19 Temmuz 2019 Cuma

3678

1 ay sonra yeniden seramik atölyesine geri döndüm, çok mutlu bir gün geçirdim!
Sabahki gereksiz stresi unuttum bile; gümrük kodları, faturalar ve Z raporları beni sinir etmişti.
Evrak işinden bunaldığım kadar başka bir şeyden sıkılmıyorum hakikaten. Neyse ki bu aylık bitti, şimdi en sevdiğim ayakkabı boyama işine vaktimi ayırabilirim.
Seramikte birçok kişi tatilde olsa da, yine tatlı insanlarla tanıştım, her yerde olamayacak sohbetler ettim. Ortalamanın üstü insanlara muhtacım...

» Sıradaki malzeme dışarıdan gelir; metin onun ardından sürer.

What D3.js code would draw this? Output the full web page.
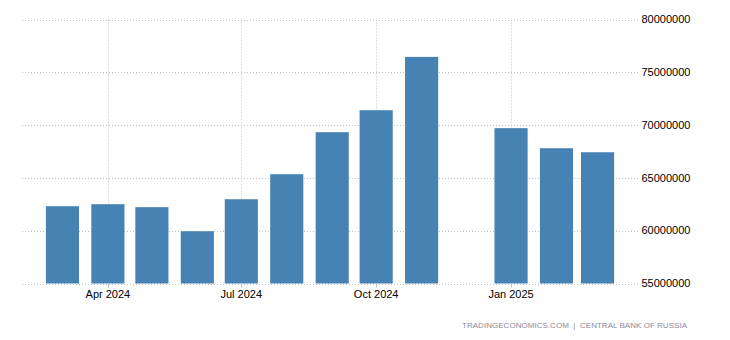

Seramik asistanının çok seviyorum; ona dönemsel takıntılarımı ve odamı renkten renge boyadığımı anlattım, şaşırdı sanırım. Anlatırken hatırladım; ne kadar renkli bir hayatım varmış benim! Çocukluğumdan beri odamı hep kendime ait bir mekan kılmaya çalıştım ve duvarlarını bir açık maviye boyadım bir koyu kırmızıya...
Açık maviye aforizmalar yazdım yazdım sildim, koyu kırmızıya Caravaggio'nun Bacchus'ünü astım üzüm salkımları boyadım.
Her seferinde kendime bir tapınak yarattım, aslolan buydu. Benim gibi, bana ait, bana dair...
Belki de yine bir duvar boyama vaktim gelmiştir, yeniden ben olmak için.